▶ **Set exercise**: Restate the whole listing word for word. Pictures are left out.
*****
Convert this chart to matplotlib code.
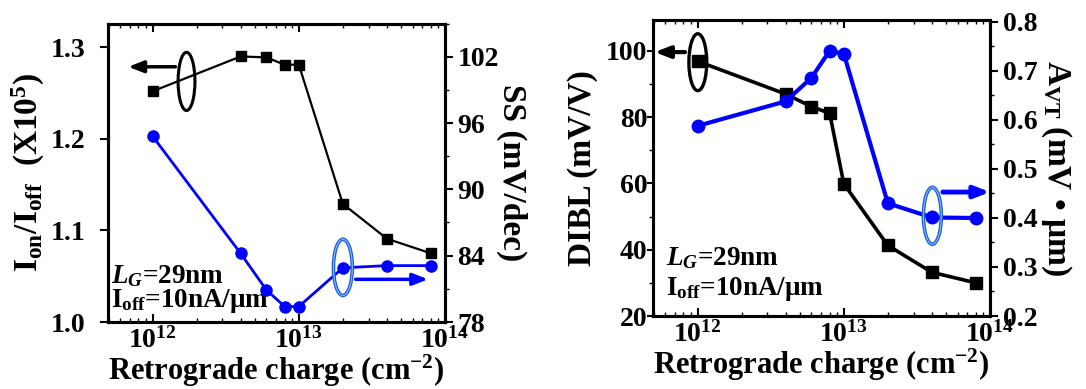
import numpy as np
import matplotlib
matplotlib.use("Agg")
import matplotlib.pyplot as plt
from matplotlib.patches import Ellipse
from matplotlib.ticker import LogLocator, MultipleLocator, NullFormatter, FixedLocator

# --- Data ---
charge = [1e12, 4e12, 6e12, 8e12, 1e13, 2e13, 4e13, 8e13]   # cm^-2
on_off = [1.252, 1.290, 1.289, 1.281, 1.281, 1.129, 1.091, 1.075]  # x1e5
ss = [94.8, 84.2, 80.9, 79.4, 79.4, 82.9, 83.1, 83.1]        # mV/dec
dibl = [96.9, 87.0, 83.2, 81.2, 59.9, 41.3, 33.2, 30.0]      # mV/V
avt = [0.588, 0.638, 0.686, 0.741, 0.735, 0.430, 0.401, 0.400]  # mV*um

x_ticks = [1e12, 1e13, 1e14]
x_ticklabels = ["10$^{12}$", "10$^{13}$", "10$^{14}$"]
onoff_ticks = [1.0, 1.1, 1.2, 1.3]
ss_ticks = [78, 84, 90, 96, 102]
dibl_ticks = [20, 40, 60, 80, 100]
avt_ticks = [0.2, 0.3, 0.4, 0.5, 0.6, 0.7, 0.8]

# --- Style ---
plt.rcParams["font.family"] = ["Liberation Serif", "DejaVu Serif"]
plt.rcParams["font.weight"] = "bold"
plt.rcParams["mathtext.fontset"] = "custom"
plt.rcParams["mathtext.rm"] = "Liberation Serif:bold"
plt.rcParams["mathtext.it"] = "Liberation Serif:bold:italic"
plt.rcParams["mathtext.bf"] = "Liberation Serif:bold"
plt.rcParams["mathtext.default"] = "regular"

TICK_FS = 20
LABEL_FS = 24
XLABEL_FS = 22
NOTE_FS = 19.5
BLUE = "#0000ff"
SPINE_W = 2.2


def style_x(ax):
    ax.set_xscale("log")
    ax.set_xlim(4.95e11, 1e14)
    ax.xaxis.set_major_locator(FixedLocator(x_ticks))
    ax.set_xticklabels(x_ticklabels)
    ax.xaxis.set_minor_locator(LogLocator(base=10, subs=np.arange(2, 10)))
    ax.xaxis.set_minor_formatter(NullFormatter())
    ax.tick_params(axis="x", which="both", direction="in", top=True,
                   labelsize=TICK_FS, pad=4)
    ax.tick_params(axis="x", which="major", length=6, width=1.5)
    ax.tick_params(axis="x", which="minor", length=3, width=1.0)
    ax.set_xlabel("Retrograde charge (cm$^{-2}$)", fontsize=XLABEL_FS,
                  fontweight="bold", labelpad=-1)
    for s in ax.spines.values():
        s.set_linewidth(SPINE_W)


def style_y(ax, major_ticks, minor_step=None, pad=3, length=6):
    ax.yaxis.set_major_locator(FixedLocator(major_ticks))
    if minor_step:
        ax.yaxis.set_minor_locator(MultipleLocator(minor_step))
    ax.tick_params(axis="y", which="both", direction="out", labelsize=TICK_FS, pad=pad)
    ax.tick_params(axis="y", which="major", length=length, width=1.5)
    ax.tick_params(axis="y", which="minor", length=3, width=1.0)


def ellipse(ax, xy, w, h, color, lw):
    ax.add_patch(Ellipse(xy, w, h, transform=ax.transAxes, fill=False,
                         edgecolor=color, linewidth=lw, zorder=6, clip_on=False))


def arrow(ax, start, end, color, lw):
    ax.annotate("", xy=end, xytext=start, xycoords="axes fraction",
                textcoords="axes fraction", annotation_clip=False,
                arrowprops=dict(arrowstyle="-|>,head_length=0.9,head_width=0.35",
                                color=color, lw=lw, shrinkA=0, shrinkB=0))


fig = plt.figure(figsize=(10.86, 3.89), dpi=100)

# --- Left panel: Ion/Ioff and SS ---
ax1 = fig.add_axes([108 / 1086, 67 / 389, 337 / 1086, 298.5 / 389])
ax1.plot(charge, on_off, color="black", lw=1.6, marker="s", ms=7, zorder=4)
ax1.set_ylim(1.0, 1.326)
style_x(ax1)
style_y(ax1, onoff_ticks, pad=10)
ax1.set_yticklabels([f"{v:.1f}" for v in onoff_ticks])
ax1.set_ylabel("I$_{on}$/I$_{off}$  (X10$^5$)", fontsize=LABEL_FS,
               fontweight="bold", labelpad=3)

ax1r = ax1.twinx()
ax1r.plot(charge, ss, color=BLUE, lw=2.0, marker="o", ms=8, zorder=4)
ax1r.set_ylim(78, 105)
style_y(ax1r, ss_ticks, 3)
ax1r.set_ylabel("SS (mV/dec)", fontsize=LABEL_FS, fontweight="bold",
                rotation=270, labelpad=20)
for s in ax1r.spines.values():
    s.set_linewidth(SPINE_W)

ax1.text(0.01, 0.13, "$\\mathit{L_G}$=29nm", transform=ax1.transAxes,
         fontsize=NOTE_FS, fontweight="bold", zorder=7)
ax1.text(0.01, 0.05, "I$_{off}$=10nA/μm", transform=ax1.transAxes,
         fontsize=NOTE_FS, fontweight="bold", zorder=7)

ellipse(ax1r, (0.233, 0.806), 0.05, 0.195, "black", 2.2)
arrow(ax1r, (0.20, 0.855), (0.06, 0.855), "black", 2.5)
ellipse(ax1r, (0.697, 0.183), 0.056, 0.188, "#1f5fd6", 2.6)
ellipse(ax1r, (0.697, 0.183), 0.056, 0.188, "#7fb8ff", 0.8)
arrow(ax1r, (0.735, 0.143), (0.95, 0.143), BLUE, 2.5)

# --- Right panel: DIBL and A_VT ---
ax2 = fig.add_axes([653 / 1086, 73 / 389, 337 / 1086, 296.5 / 389])
ax2.plot(charge, dibl, color="black", lw=2.6, marker="s", ms=9, zorder=4)
ax2.set_ylim(20, 109.5)
style_x(ax2)
style_y(ax2, dibl_ticks, 10, pad=0, length=4)
ax2.set_ylabel("DIBL (mV/V)", fontsize=LABEL_FS, fontweight="bold", labelpad=6)

ax2r = ax2.twinx()
ax2r.plot(charge, avt, color=BLUE, lw=3.0, marker="o", ms=9, zorder=4)
ax2r.set_ylim(0.2, 0.805)
style_y(ax2r, avt_ticks, 0.05)
ax2r.set_yticklabels([f"{v:.1f}" for v in avt_ticks])
ax2r.set_ylabel("A$_{VT}$ (mV • μm)", fontsize=LABEL_FS, fontweight="bold",
                rotation=270, labelpad=26)
for s in ax2r.spines.values():
    s.set_linewidth(SPINE_W)

ax2.text(0.04, 0.17, "$\\mathit{L_G}$=29nm", transform=ax2.transAxes,
         fontsize=NOTE_FS, fontweight="bold", zorder=7)
ax2.text(0.04, 0.07, "I$_{off}$=10nA/μm", transform=ax2.transAxes,
         fontsize=NOTE_FS, fontweight="bold", zorder=7)

ellipse(ax2r, (0.133, 0.856), 0.053, 0.192, "black", 2.4)
arrow(ax2r, (0.095, 0.89), (0.005, 0.89), "black", 3.0)
ellipse(ax2r, (0.829, 0.338), 0.053, 0.192, "#1f5fd6", 2.6)
ellipse(ax2r, (0.829, 0.338), 0.053, 0.192, "#7fb8ff", 0.8)
arrow(ax2r, (0.86, 0.418), (1.0, 0.418), BLUE, 3.5)

fig.savefig("out.png", dpi=100)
*****
▶ **Result below**:
Convert this chart to matplotlib code.
import numpy as np
import matplotlib
matplotlib.use("Agg")
import matplotlib.pyplot as plt
from matplotlib.patches import Ellipse
from matplotlib.ticker import LogLocator, MultipleLocator, NullFormatter, FixedLocator

# --- Data ---
charge = [1e12, 4e12, 6e12, 8e12, 1e13, 2e13, 4e13, 8e13]   # cm^-2
on_off = [1.252, 1.290, 1.289, 1.281, 1.281, 1.129, 1.091, 1.075]  # x1e5
ss = [94.8, 84.2, 80.9, 79.4, 79.4, 82.9, 83.1, 83.1]        # mV/dec
dibl = [96.9, 87.0, 83.2, 81.2, 59.9, 41.3, 33.2, 30.0]      # mV/V
avt = [0.588, 0.638, 0.686, 0.741, 0.735, 0.430, 0.401, 0.400]  # mV*um

x_ticks = [1e12, 1e13, 1e14]
x_ticklabels = ["10$^{12}$", "10$^{13}$", "10$^{14}$"]
onoff_ticks = [1.0, 1.1, 1.2, 1.3]
ss_ticks = [78, 84, 90, 96, 102]
dibl_ticks = [20, 40, 60, 80, 100]
avt_ticks = [0.2, 0.3, 0.4, 0.5, 0.6, 0.7, 0.8]

# --- Style ---
plt.rcParams["font.family"] = ["Liberation Serif", "DejaVu Serif"]
plt.rcParams["font.weight"] = "bold"
plt.rcParams["mathtext.fontset"] = "custom"
plt.rcParams["mathtext.rm"] = "Liberation Serif:bold"
plt.rcParams["mathtext.it"] = "Liberation Serif:bold:italic"
plt.rcParams["mathtext.bf"] = "Liberation Serif:bold"
plt.rcParams["mathtext.default"] = "regular"

TICK_FS = 20
LABEL_FS = 24
XLABEL_FS = 22
NOTE_FS = 19.5
BLUE = "#0000ff"
SPINE_W = 2.2


def style_x(ax):
    ax.set_xscale("log")
    ax.set_xlim(4.95e11, 1e14)
    ax.xaxis.set_major_locator(FixedLocator(x_ticks))
    ax.set_xticklabels(x_ticklabels)
    ax.xaxis.set_minor_locator(LogLocator(base=10, subs=np.arange(2, 10)))
    ax.xaxis.set_minor_formatter(NullFormatter())
    ax.tick_params(axis="x", which="both", direction="in", top=True,
                   labelsize=TICK_FS, pad=4)
    ax.tick_params(axis="x", which="major", length=6, width=1.5)
    ax.tick_params(axis="x", which="minor", length=3, width=1.0)
    ax.set_xlabel("Retrograde charge (cm$^{-2}$)", fontsize=XLABEL_FS,
                  fontweight="bold", labelpad=-1)
    for s in ax.spines.values():
        s.set_linewidth(SPINE_W)


def style_y(ax, major_ticks, minor_step=None, pad=3, length=6):
    ax.yaxis.set_major_locator(FixedLocator(major_ticks))
    if minor_step:
        ax.yaxis.set_minor_locator(MultipleLocator(minor_step))
    ax.tick_params(axis="y", which="both", direction="out", labelsize=TICK_FS, pad=pad)
    ax.tick_params(axis="y", which="major", length=length, width=1.5)
    ax.tick_params(axis="y", which="minor", length=3, width=1.0)


def ellipse(ax, xy, w, h, color, lw):
    ax.add_patch(Ellipse(xy, w, h, transform=ax.transAxes, fill=False,
                         edgecolor=color, linewidth=lw, zorder=6, clip_on=False))


def arrow(ax, start, end, color, lw):
    ax.annotate("", xy=end, xytext=start, xycoords="axes fraction",
                textcoords="axes fraction", annotation_clip=False,
                arrowprops=dict(arrowstyle="-|>,head_length=0.9,head_width=0.35",
                                color=color, lw=lw, shrinkA=0, shrinkB=0))


fig = plt.figure(figsize=(10.86, 3.89), dpi=100)

# --- Left panel: Ion/Ioff and SS ---
ax1 = fig.add_axes([108 / 1086, 67 / 389, 337 / 1086, 298.5 / 389])
ax1.plot(charge, on_off, color="black", lw=1.6, marker="s", ms=7, zorder=4)
ax1.set_ylim(1.0, 1.326)
style_x(ax1)
style_y(ax1, onoff_ticks, pad=10)
ax1.set_yticklabels([f"{v:.1f}" for v in onoff_ticks])
ax1.set_ylabel("I$_{on}$/I$_{off}$  (X10$^5$)", fontsize=LABEL_FS,
               fontweight="bold", labelpad=3)

ax1r = ax1.twinx()
ax1r.plot(charge, ss, color=BLUE, lw=2.0, marker="o", ms=8, zorder=4)
ax1r.set_ylim(78, 105)
style_y(ax1r, ss_ticks, 3)
ax1r.set_ylabel("SS (mV/dec)", fontsize=LABEL_FS, fontweight="bold",
                rotation=270, labelpad=20)
for s in ax1r.spines.values():
    s.set_linewidth(SPINE_W)

ax1.text(0.01, 0.13, "$\\mathit{L_G}$=29nm", transform=ax1.transAxes,
         fontsize=NOTE_FS, fontweight="bold", zorder=7)
ax1.text(0.01, 0.05, "I$_{off}$=10nA/μm", transform=ax1.transAxes,
         fontsize=NOTE_FS, fontweight="bold", zorder=7)

ellipse(ax1r, (0.233, 0.806), 0.05, 0.195, "black", 2.2)
arrow(ax1r, (0.20, 0.855), (0.06, 0.855), "black", 2.5)
ellipse(ax1r, (0.697, 0.183), 0.056, 0.188, "#1f5fd6", 2.6)
ellipse(ax1r, (0.697, 0.183), 0.056, 0.188, "#7fb8ff", 0.8)
arrow(ax1r, (0.735, 0.143), (0.95, 0.143), BLUE, 2.5)

# --- Right panel: DIBL and A_VT ---
ax2 = fig.add_axes([653 / 1086, 73 / 389, 337 / 1086, 296.5 / 389])
ax2.plot(charge, dibl, color="black", lw=2.6, marker="s", ms=9, zorder=4)
ax2.set_ylim(20, 109.5)
style_x(ax2)
style_y(ax2, dibl_ticks, 10, pad=0, length=4)
ax2.set_ylabel("DIBL (mV/V)", fontsize=LABEL_FS, fontweight="bold", labelpad=6)

ax2r = ax2.twinx()
ax2r.plot(charge, avt, color=BLUE, lw=3.0, marker="o", ms=9, zorder=4)
ax2r.set_ylim(0.2, 0.805)
style_y(ax2r, avt_ticks, 0.05)
ax2r.set_yticklabels([f"{v:.1f}" for v in avt_ticks])
ax2r.set_ylabel("A$_{VT}$ (mV • μm)", fontsize=LABEL_FS, fontweight="bold",
                rotation=270, labelpad=26)
for s in ax2r.spines.values():
    s.set_linewidth(SPINE_W)

ax2.text(0.04, 0.17, "$\\mathit{L_G}$=29nm", transform=ax2.transAxes,
         fontsize=NOTE_FS, fontweight="bold", zorder=7)
ax2.text(0.04, 0.07, "I$_{off}$=10nA/μm", transform=ax2.transAxes,
         fontsize=NOTE_FS, fontweight="bold", zorder=7)

ellipse(ax2r, (0.133, 0.856), 0.053, 0.192, "black", 2.4)
arrow(ax2r, (0.095, 0.89), (0.005, 0.89), "black", 3.0)
ellipse(ax2r, (0.829, 0.338), 0.053, 0.192, "#1f5fd6", 2.6)
ellipse(ax2r, (0.829, 0.338), 0.053, 0.192, "#7fb8ff", 0.8)
arrow(ax2r, (0.86, 0.418), (1.0, 0.418), BLUE, 3.5)

fig.savefig("out.png", dpi=100)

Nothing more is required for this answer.